First, there is the inclination to blame the defeat on the pitiable state of the Delhi unit. There is a belief that the spring cleaning and generational shift that should have been undertaken much earlier can no longer be delayed. This is a house keeping issue whose importance is often overstated. Local activists or karyakartas are no doubt important in election management but their importance is confined to harnessing the public mood. Organisational rigour can maximise the yield; it cannot determine public sentiment. The BJP was successful in mobilising those already committed to the party. It failed to secure the incremental vote that was guided by supra-local sentiments. The networks that secured a total sweep in April 2014 were helpless against a reverse sweep eight months later.

Secondly, after every BJP defeat, there is an outpouring of Hindutva disgust against the so-called moderates in the BJP. The argument proffered by the deep saffron tendency is that the inability of the BJP to pursue a Hindu course prompted disillusionment with the party and led to the AAP victory. This argument would have carried credibility if evidence (both anecdotal and statistical) were offered that a chunk of traditional BJP voters abstained from voting in disgust. However, the high turnout figures suggest that organised abstention wasn’t a feature of this election. If there were Hindus disgusted with the pusillanimity of the BJP, did they suddenly vote AAP tactically, perhaps to teach Narendra Modi and Amit Shah a lesson? Interesting as such a suggestion is, it borders on the incredible and can be equated with the suggestion that the Soviet Union collapsed because it wasn’t adequately Communist.

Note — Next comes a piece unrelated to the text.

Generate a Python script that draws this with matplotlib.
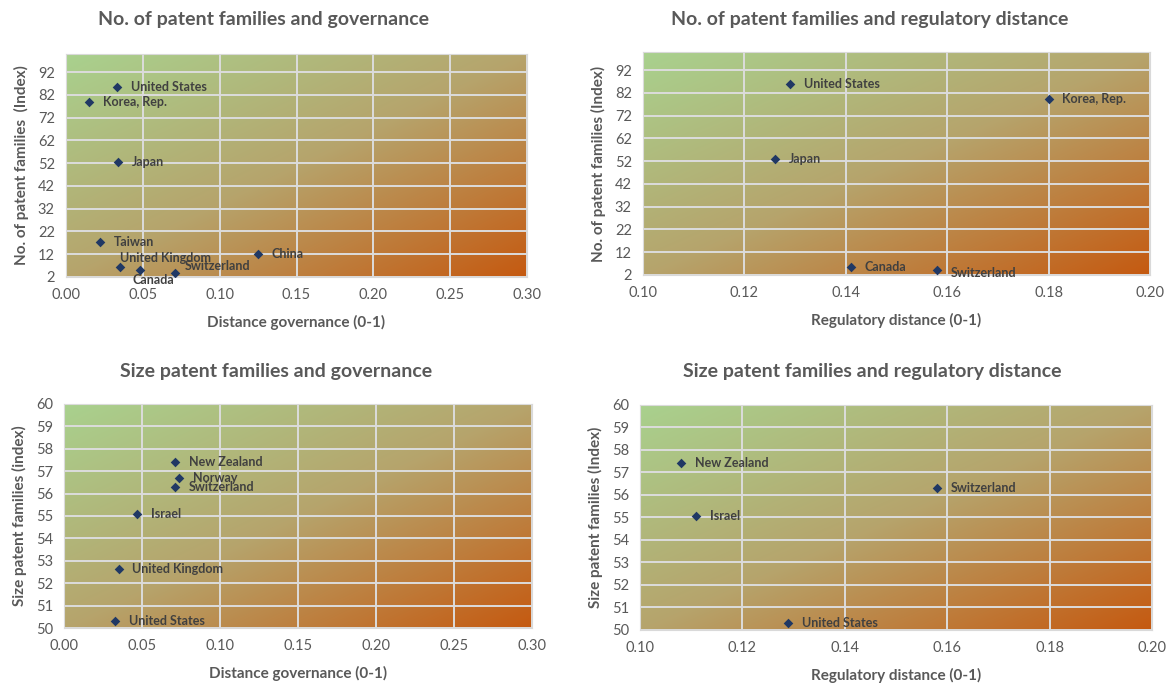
import matplotlib

matplotlib.use("Agg")
import matplotlib.pyplot as plt
import numpy as np
from matplotlib.colors import LinearSegmentedColormap

plt.rcParams["font.family"] = ["Lato", "DejaVu Sans"]

GREY = "#595959"
LABEL = "#404040"
NAVY = "#203864"
GRID = "#dcdcdc"

# --- data -------------------------------------------------------------
# top-left: number of patent families vs governance distance
gov_countries = ["United States", "Korea, Rep.", "Japan", "Taiwan",
                 "United Kingdom", "Canada", "Switzerland", "China"]
gov_dist = [0.033, 0.015, 0.034, 0.022, 0.035, 0.048, 0.071, 0.125]
gov_count = [85.6, 79.1, 52.5, 17.6, 6.2, 4.9, 3.6, 11.9]

# top-right: number of patent families vs regulatory distance
reg_countries = ["United States", "Korea, Rep.", "Japan", "Canada", "Switzerland"]
reg_dist = [0.129, 0.180, 0.126, 0.141, 0.158]
reg_count = [85.8, 79.2, 53.0, 5.4, 4.0]

# bottom-left: size of patent families vs governance distance
sgov_countries = ["New Zealand", "Norway", "Switzerland", "Israel",
                  "United Kingdom", "United States"]
sgov_dist = [0.071, 0.074, 0.071, 0.047, 0.035, 0.033]
sgov_size = [57.41, 56.70, 56.30, 55.07, 52.63, 50.33]

# bottom-right: size of patent families vs regulatory distance
sreg_countries = ["New Zealand", "Switzerland", "Israel", "United States"]
sreg_dist = [0.108, 0.158, 0.111, 0.129]
sreg_size = [57.41, 56.31, 55.05, 50.32]

# label offsets (points) where the default "right of marker" is not used
OFFSETS = {"United Kingdom": (0, 7, "left"), "Canada": (10, -7, "center"),
           "Switzerland": (7, 5, "left")}

CMAP = LinearSegmentedColormap.from_list("gr", ["#a9d18e", "#b6a46c", "#c55a11"])


def gradient(ax):
    n = 200
    u = np.linspace(0, 1, n)
    uu, vv = np.meshgrid(u, u)
    t = (uu + vv) / 2  # top-left green -> bottom-right orange (origin upper)
    ax.imshow(t, cmap=CMAP, extent=(0, 1, 0, 1), transform=ax.transAxes,
              aspect="auto", origin="upper", zorder=0, interpolation="bilinear")


def panel(rect, x, y, names, xlim, xticks, ylim, yticks, xlabel, ylabel,
          title, title_x, title_y, offsets=None):
    ax = fig.add_axes(rect)
    gradient(ax)
    ax.scatter(x, y, marker="D", s=24, color=NAVY, zorder=3, lw=0)
    for xi, yi, nm in zip(x, y, names):
        dx, dy, ha = (offsets or {}).get(nm, (10, 0, "left"))
        ax.annotate(nm, (xi, yi), textcoords="offset points", xytext=(dx, dy),
                    ha=ha, va="center", fontsize=9, fontweight="bold",
                    color=LABEL, zorder=4)
    ax.set_xlim(*xlim)
    ax.set_ylim(*ylim)
    ax.set_xticks(xticks)
    ax.set_xticklabels([f"{v:.2f}" for v in xticks])
    ax.set_yticks(yticks)
    ax.grid(True, color=GRID, lw=1.4, zorder=1)
    ax.set_axisbelow(False)
    for s in ax.spines.values():
        s.set_color("#d9d9d9")
    ax.tick_params(length=0, pad=8, labelsize=10.5, colors=GREY)
    ax.set_xlabel(xlabel, fontsize=11, fontweight="bold", color=GREY, labelpad=9)
    ax.set_ylabel(ylabel, fontsize=11, fontweight="bold", color=GREY, labelpad=6)
    fig.text(title_x, title_y, title, ha="center", va="center", fontsize=14,
             fontweight="bold", color=GREY)
    return ax


W, H = 1169, 684
fig = plt.figure(figsize=(W / 100, H / 100), dpi=100)


def rect(l, r, t, b):
    return [l / W, 1 - b / H, (r - l) / W, (b - t) / H]


panel(rect(66, 527, 54, 277), gov_dist, gov_count, gov_countries,
      (0, 0.30), np.arange(0, 0.31, 0.05), (2, 100), np.arange(2, 93, 10),
      "Distance governance (0-1)", "No. of patent families  (Index)",
      "No. of patent families and governance", 264 / W, 1 - 20 / H, OFFSETS)

panel(rect(643, 1150, 52, 275), reg_dist, reg_count, reg_countries,
      (0.10, 0.20), np.arange(0.10, 0.201, 0.02), (2, 100), np.arange(2, 93, 10),
      "Regulatory distance (0-1)", "No. of patent families (Index)",
      "No. of patent families and regulatory distance", 870 / W, 1 - 20 / H,
      {"Switzerland": (10, -2, "left")})

panel(rect(64, 532, 404, 628), sgov_dist, sgov_size, sgov_countries,
      (0, 0.30), np.arange(0, 0.31, 0.05), (50, 60), np.arange(50, 61, 1),
      "Distance governance (0-1)", "Size patent families (index)",
      "Size patent families and governance", 276 / W, 1 - 371 / H)

panel(rect(640, 1152, 405, 630), sreg_dist, sreg_size, sreg_countries,
      (0.10, 0.20), np.arange(0.10, 0.201, 0.02), (50, 60), np.arange(50, 61, 1),
      "Regulatory distance (0-1)", "Size patent families (Index)",
      "Size patent families and regulatory distance", 872 / W, 1 - 372 / H)

fig.savefig("out.png", dpi=100)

The main issue that needs to be addressed is why the BJP lost the entire incremental vote it had secured in the general election. The CSDS post-poll survey is quite revealing in also suggesting that the loss wasn’t confined to the underclass alone; the BJP lost ground substantially among the youth and middle classes.

It is conceivable that the imaginative AAP campaign, compared to the stodgy and DAVP-style imagery employed by the BJP, was a factor. The post-poll surveys also suggest that this vote for AAP wasn’t necessarily a vote of no-confidence in Modi. The overall faith in his leadership is broadly intact. So, was it a thumbs-up for the leadership and charisma of Kejriwal that became more so after the initial Modi versus Kejriwal contest was converted into a Kejriwal-Kiran Bedi contest?

I don’t think every question has a categorical answer. An unambiguous election verdict where the winner secures more than 50 per cent of the popular vote but which was not preceded by any event or development of tectonic magnitude only helps to enlarge the range of possibilities. These may include AAP’s extravagant freebie promises, a disappointment with the non-arrival of Modi’s promised achche din, the aloof imagery of the PM compared with the man-next-door projection of Kejriwal or even the exasperation with the wild rhetoric of fringe players identified loosely with the BJP.

However, on one issue a conclusive judgment is possible: the BJP didn’t lose because it wasn’t seen to be sufficiently Hindu. It may even have lost because it wasn’t sufficiently anti-loony Hindu.